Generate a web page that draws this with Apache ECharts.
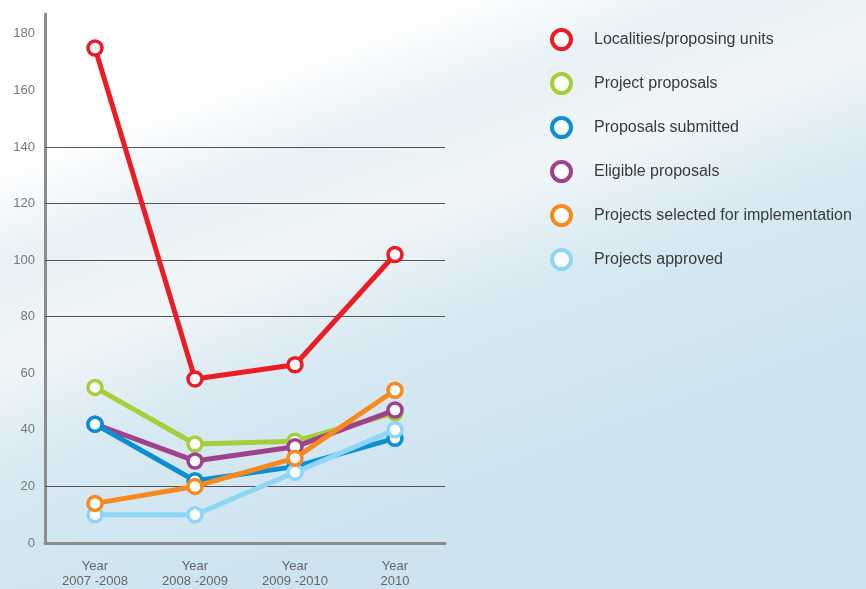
<!DOCTYPE html>
<html>
<head>
<meta charset="utf-8">
<script src="https://cdn.jsdelivr.net/npm/echarts@6/dist/echarts.min.js"></script>
<style>html,body{margin:0;padding:0;}#c{width:866px;height:589px;}</style>
</head>
<body>
<div id="c"></div>
<script>
const categories = ['Year\n2007 -2008', 'Year\n2008 -2009', 'Year\n2009 -2010', 'Year\n2010'];
const seriesNames = ['Localities/proposing units', 'Project proposals', 'Proposals submitted', 'Eligible proposals', 'Projects selected for implementation', 'Projects approved'];
const localities = [175, 58, 63, 102];
const projectProposals = [55, 35, 36, 46];
const proposalsSubmitted = [42, 22, 27, 37];
const eligibleProposals = [42, 29, 34, 47];
const projectsSelected = [14, 20, 30, 54];
const projectsApproved = [10, 10, 25, 40];
const gridValues = [20, 80, 100, 120, 140];
const colors = ['#ed1c24', '#a6ce39', '#0a8fd4', '#a0418b', '#f7891f', '#8dd6f6'];
const zOrder = [8, 2, 4, 3, 6, 5];
const allData = [localities, projectProposals, proposalsSubmitted, eligibleProposals, projectsSelected, projectsApproved];

const chart = echarts.init(document.getElementById('c'));
const series = allData.map((d, i) => ({
  name: seriesNames[i],
  type: 'line',
  data: d,
  z: zOrder[i],
  symbol: 'circle',
  symbolSize: 14,
  color: colors[i],
  lineStyle: { width: 5, color: colors[i] },
  itemStyle: { color: '#ffffff', borderColor: colors[i], borderWidth: 3.5 },
  emphasis: { disabled: true }
}));
series.push({
  name: 'grid',
  type: 'line',
  data: [],
  z: 1,
  silent: true,
  markLine: {
    silent: true,
    symbol: 'none',
    label: { show: false },
    lineStyle: { color: '#555', width: 1, type: 'solid' },
    data: gridValues.map(v => ({ yAxis: v }))
  }
});

chart.setOption({
  animation: false,
  backgroundColor: {
    type: 'linear', x: 0, y: 0, x2: 0.25, y2: 1,
    colorStops: [
      { offset: 0, color: '#ffffff' },
      { offset: 0.25, color: '#ffffff' },
      { offset: 0.4, color: '#e8f1f6' },
      { offset: 0.55, color: '#f1f6f8' },
      { offset: 0.72, color: '#d7e9f2' },
      { offset: 1, color: '#cde4f0' }
    ]
  },
  grid: { left: 45, right: 421, top: 14, bottom: 46, containLabel: false },
  legend: {
    orient: 'vertical',
    left: 545,
    top: 23,
    itemWidth: 19,
    itemHeight: 19,
    itemGap: 21,
    icon: 'circle',
    data: seriesNames,
    selectedMode: false,
    itemStyle: { color: '#ffffff', borderWidth: 4 },
    textStyle: { fontFamily: 'Liberation Sans, Arial, sans-serif', fontSize: 16, color: '#3a3a3a', padding: [0, 0, 0, 18] }
  },
  xAxis: {
    type: 'category',
    data: categories,
    boundaryGap: true,
    axisLine: { lineStyle: { color: '#8c8c8c', width: 3 } },
    axisTick: { show: false },
    axisLabel: { color: '#666', fontSize: 13, lineHeight: 15, margin: 16, fontFamily: 'Liberation Sans, Arial, sans-serif' },
    splitLine: { show: false }
  },
  yAxis: {
    type: 'value',
    min: 0,
    max: 187,
    interval: 20,
    axisLine: { show: true, lineStyle: { color: '#8c8c8c', width: 3 } },
    axisTick: { show: false },
    splitLine: { show: false },
    axisLabel: {
      color: '#777', fontSize: 13, margin: 10, fontFamily: 'Liberation Sans, Arial, sans-serif',
      formatter: v => (v % 20 === 0 ? String(v) : '')
    }
  },
  series: series
});
</script>
</body>
</html>
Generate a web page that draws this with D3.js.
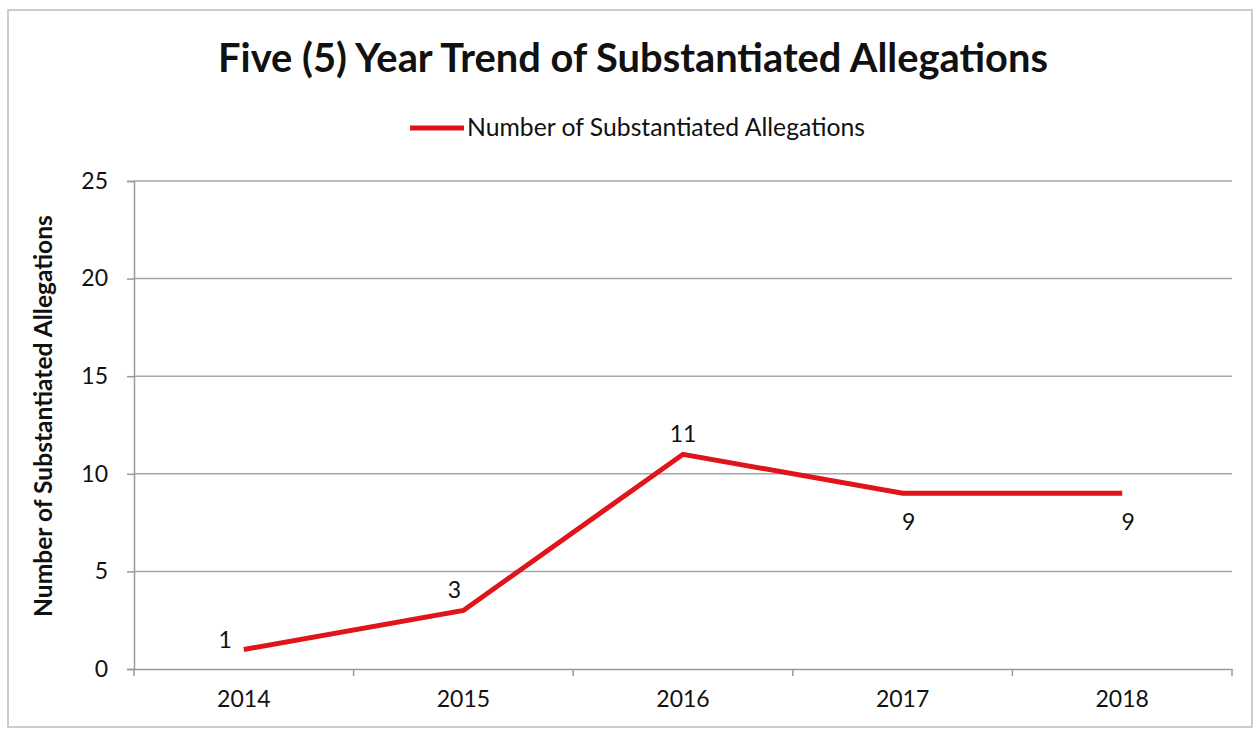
<!DOCTYPE html>
<html><head><meta charset="utf-8">
<script src="https://cdn.jsdelivr.net/npm/d3@7"></script>
<style>body{margin:0;background:#fff}svg{display:block}text{font-family:Lato,"Open Sans",sans-serif;fill:#111}</style>
</head><body><svg id="c" width="1255" height="730"></svg>
<script>
const title = "Five (5) Year Trend of Substantiated Allegations";
const seriesName = "Number of Substantiated Allegations";
const yAxisTitle = "Number of Substantiated Allegations";
const categories = ["2014","2015","2016","2017","2018"];
const values = [1,3,11,9,9];
const yTicks = [0,5,10,15,20,25];
const labelPlacement = ["left","above","above","below","below"];

const svg = d3.select("#c");
function fit(sel, target){
  const fs = parseFloat(sel.style("font-size"));
  const w = sel.node().getComputedTextLength();
  sel.style("font-size", (fs*target/w).toFixed(2)+"px");
}
svg.append("rect").attr("x",8).attr("y",10).attr("width",1244).attr("height",717)
  .attr("fill","#fff").attr("stroke","#bdbdbd").attr("stroke-width",1.5);

const m = {l:134, r:1232, t:181, b:669};
const x = d3.scaleBand().domain(categories).range([m.l,m.r]).padding(0);
const y = d3.scaleLinear().domain([0,25]).range([m.b,m.t]);
const FS = "23px";

svg.append("g").selectAll("line").data(yTicks.filter(d=>d>0)).join("line")
  .attr("x1",m.l).attr("x2",m.r).attr("y1",d=>y(d)).attr("y2",d=>y(d))
  .attr("stroke","#a6a6a6").attr("stroke-width",1.5);

const ya = svg.append("g").attr("transform",`translate(${m.l},0)`)
  .call(d3.axisLeft(y).tickValues(yTicks).tickSize(7).tickPadding(19));
ya.select(".domain").attr("stroke","#9a9a9a").attr("stroke-width",1.5);
ya.selectAll(".tick line").attr("stroke","#9a9a9a").attr("stroke-width",1.5);
ya.selectAll(".tick text").style("font-size",FS).attr("fill","#111");

const xa = svg.append("g").attr("transform",`translate(0,${m.b})`)
  .call(d3.axisBottom(x).tickSize(0).tickPadding(22));
xa.select(".domain").attr("stroke","#9a9a9a").attr("stroke-width",1.5);
xa.selectAll(".tick text").style("font-size",FS).attr("fill","#111");
const bounds = categories.map(c=>x(c)).concat([x(categories[categories.length-1])+x.bandwidth()]);
svg.append("g").selectAll("line").data(bounds).join("line")
  .attr("x1",d=>d).attr("x2",d=>d).attr("y1",m.b).attr("y2",m.b+7)
  .attr("stroke","#9a9a9a").attr("stroke-width",1.5);

const cx = c => x(c) + x.bandwidth()/2;
const line = d3.line().x((d,i)=>cx(categories[i])).y(d=>y(d));
svg.append("path").datum(values).attr("d",line)
  .attr("fill","none").attr("stroke","#e0141b").attr("stroke-width",5).attr("stroke-linejoin","miter");

svg.append("g").selectAll("text").data(values).join("text")
  .attr("x",(d,i)=>{const p=labelPlacement[i]; return p==="left"? cx(categories[i])-12 : cx(categories[i])+(i===1?-9:i>=3?6:0);})
  .attr("y",(d,i)=>{const p=labelPlacement[i]; return p==="left"? y(d)-1 : p==="above"? y(d)-12 : y(d)+37;})
  .attr("text-anchor",(d,i)=>labelPlacement[i]==="left"?"end":"middle")
  .style("font-size",FS).text(d=>d);

const t = svg.append("text").attr("x",633).attr("y",72).attr("text-anchor","middle")
  .style("font-size","34px").style("font-weight","bold").text(title);
fit(t, 830);

svg.append("line").attr("x1",410).attr("x2",464).attr("y1",128).attr("y2",128)
  .attr("stroke","#e0141b").attr("stroke-width",5);
const lt = svg.append("text").attr("x",467).attr("y",136).style("font-size","20px").text(seriesName);
fit(lt, 398);

const yt = svg.append("text").attr("transform","translate(52,416) rotate(-90)").attr("text-anchor","middle")
  .style("font-size","19px").style("font-weight","bold").text(yAxisTitle);
fit(yt, 402);
</script></body></html>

_Task brief_.
Transcribe the full listing above exactly, with the images removed.

_Response for this exercise_.
Generate a web page that draws this with Apache ECharts.
<!DOCTYPE html>
<html>
<head>
<meta charset="utf-8">
<script src="https://cdn.jsdelivr.net/npm/echarts@6/dist/echarts.min.js"></script>
<style>html,body{margin:0;padding:0;}#c{width:866px;height:589px;}</style>
</head>
<body>
<div id="c"></div>
<script>
const categories = ['Year\n2007 -2008', 'Year\n2008 -2009', 'Year\n2009 -2010', 'Year\n2010'];
const seriesNames = ['Localities/proposing units', 'Project proposals', 'Proposals submitted', 'Eligible proposals', 'Projects selected for implementation', 'Projects approved'];
const localities = [175, 58, 63, 102];
const projectProposals = [55, 35, 36, 46];
const proposalsSubmitted = [42, 22, 27, 37];
const eligibleProposals = [42, 29, 34, 47];
const projectsSelected = [14, 20, 30, 54];
const projectsApproved = [10, 10, 25, 40];
const gridValues = [20, 80, 100, 120, 140];
const colors = ['#ed1c24', '#a6ce39', '#0a8fd4', '#a0418b', '#f7891f', '#8dd6f6'];
const zOrder = [8, 2, 4, 3, 6, 5];
const allData = [localities, projectProposals, proposalsSubmitted, eligibleProposals, projectsSelected, projectsApproved];

const chart = echarts.init(document.getElementById('c'));
const series = allData.map((d, i) => ({
  name: seriesNames[i],
  type: 'line',
  data: d,
  z: zOrder[i],
  symbol: 'circle',
  symbolSize: 14,
  color: colors[i],
  lineStyle: { width: 5, color: colors[i] },
  itemStyle: { color: '#ffffff', borderColor: colors[i], borderWidth: 3.5 },
  emphasis: { disabled: true }
}));
series.push({
  name: 'grid',
  type: 'line',
  data: [],
  z: 1,
  silent: true,
  markLine: {
    silent: true,
    symbol: 'none',
    label: { show: false },
    lineStyle: { color: '#555', width: 1, type: 'solid' },
    data: gridValues.map(v => ({ yAxis: v }))
  }
});

chart.setOption({
  animation: false,
  backgroundColor: {
    type: 'linear', x: 0, y: 0, x2: 0.25, y2: 1,
    colorStops: [
      { offset: 0, color: '#ffffff' },
      { offset: 0.25, color: '#ffffff' },
      { offset: 0.4, color: '#e8f1f6' },
      { offset: 0.55, color: '#f1f6f8' },
      { offset: 0.72, color: '#d7e9f2' },
      { offset: 1, color: '#cde4f0' }
    ]
  },
  grid: { left: 45, right: 421, top: 14, bottom: 46, containLabel: false },
  legend: {
    orient: 'vertical',
    left: 545,
    top: 23,
    itemWidth: 19,
    itemHeight: 19,
    itemGap: 21,
    icon: 'circle',
    data: seriesNames,
    selectedMode: false,
    itemStyle: { color: '#ffffff', borderWidth: 4 },
    textStyle: { fontFamily: 'Liberation Sans, Arial, sans-serif', fontSize: 16, color: '#3a3a3a', padding: [0, 0, 0, 18] }
  },
  xAxis: {
    type: 'category',
    data: categories,
    boundaryGap: true,
    axisLine: { lineStyle: { color: '#8c8c8c', width: 3 } },
    axisTick: { show: false },
    axisLabel: { color: '#666', fontSize: 13, lineHeight: 15, margin: 16, fontFamily: 'Liberation Sans, Arial, sans-serif' },
    splitLine: { show: false }
  },
  yAxis: {
    type: 'value',
    min: 0,
    max: 187,
    interval: 20,
    axisLine: { show: true, lineStyle: { color: '#8c8c8c', width: 3 } },
    axisTick: { show: false },
    splitLine: { show: false },
    axisLabel: {
      color: '#777', fontSize: 13, margin: 10, fontFamily: 'Liberation Sans, Arial, sans-serif',
      formatter: v => (v % 20 === 0 ? String(v) : '')
    }
  },
  series: series
});
</script>
</body>
</html>
Generate a web page that draws this with D3.js.
<!DOCTYPE html>
<html><head><meta charset="utf-8">
<script src="https://cdn.jsdelivr.net/npm/d3@7"></script>
<style>body{margin:0;background:#fff}svg{display:block}text{font-family:Lato,"Open Sans",sans-serif;fill:#111}</style>
</head><body><svg id="c" width="1255" height="730"></svg>
<script>
const title = "Five (5) Year Trend of Substantiated Allegations";
const seriesName = "Number of Substantiated Allegations";
const yAxisTitle = "Number of Substantiated Allegations";
const categories = ["2014","2015","2016","2017","2018"];
const values = [1,3,11,9,9];
const yTicks = [0,5,10,15,20,25];
const labelPlacement = ["left","above","above","below","below"];

const svg = d3.select("#c");
function fit(sel, target){
  const fs = parseFloat(sel.style("font-size"));
  const w = sel.node().getComputedTextLength();
  sel.style("font-size", (fs*target/w).toFixed(2)+"px");
}
svg.append("rect").attr("x",8).attr("y",10).attr("width",1244).attr("height",717)
  .attr("fill","#fff").attr("stroke","#bdbdbd").attr("stroke-width",1.5);

const m = {l:134, r:1232, t:181, b:669};
const x = d3.scaleBand().domain(categories).range([m.l,m.r]).padding(0);
const y = d3.scaleLinear().domain([0,25]).range([m.b,m.t]);
const FS = "23px";

svg.append("g").selectAll("line").data(yTicks.filter(d=>d>0)).join("line")
  .attr("x1",m.l).attr("x2",m.r).attr("y1",d=>y(d)).attr("y2",d=>y(d))
  .attr("stroke","#a6a6a6").attr("stroke-width",1.5);

const ya = svg.append("g").attr("transform",`translate(${m.l},0)`)
  .call(d3.axisLeft(y).tickValues(yTicks).tickSize(7).tickPadding(19));
ya.select(".domain").attr("stroke","#9a9a9a").attr("stroke-width",1.5);
ya.selectAll(".tick line").attr("stroke","#9a9a9a").attr("stroke-width",1.5);
ya.selectAll(".tick text").style("font-size",FS).attr("fill","#111");

const xa = svg.append("g").attr("transform",`translate(0,${m.b})`)
  .call(d3.axisBottom(x).tickSize(0).tickPadding(22));
xa.select(".domain").attr("stroke","#9a9a9a").attr("stroke-width",1.5);
xa.selectAll(".tick text").style("font-size",FS).attr("fill","#111");
const bounds = categories.map(c=>x(c)).concat([x(categories[categories.length-1])+x.bandwidth()]);
svg.append("g").selectAll("line").data(bounds).join("line")
  .attr("x1",d=>d).attr("x2",d=>d).attr("y1",m.b).attr("y2",m.b+7)
  .attr("stroke","#9a9a9a").attr("stroke-width",1.5);

const cx = c => x(c) + x.bandwidth()/2;
const line = d3.line().x((d,i)=>cx(categories[i])).y(d=>y(d));
svg.append("path").datum(values).attr("d",line)
  .attr("fill","none").attr("stroke","#e0141b").attr("stroke-width",5).attr("stroke-linejoin","miter");

svg.append("g").selectAll("text").data(values).join("text")
  .attr("x",(d,i)=>{const p=labelPlacement[i]; return p==="left"? cx(categories[i])-12 : cx(categories[i])+(i===1?-9:i>=3?6:0);})
  .attr("y",(d,i)=>{const p=labelPlacement[i]; return p==="left"? y(d)-1 : p==="above"? y(d)-12 : y(d)+37;})
  .attr("text-anchor",(d,i)=>labelPlacement[i]==="left"?"end":"middle")
  .style("font-size",FS).text(d=>d);

const t = svg.append("text").attr("x",633).attr("y",72).attr("text-anchor","middle")
  .style("font-size","34px").style("font-weight","bold").text(title);
fit(t, 830);

svg.append("line").attr("x1",410).attr("x2",464).attr("y1",128).attr("y2",128)
  .attr("stroke","#e0141b").attr("stroke-width",5);
const lt = svg.append("text").attr("x",467).attr("y",136).style("font-size","20px").text(seriesName);
fit(lt, 398);

const yt = svg.append("text").attr("transform","translate(52,416) rotate(-90)").attr("text-anchor","middle")
  .style("font-size","19px").style("font-weight","bold").text(yAxisTitle);
fit(yt, 402);
</script></body></html>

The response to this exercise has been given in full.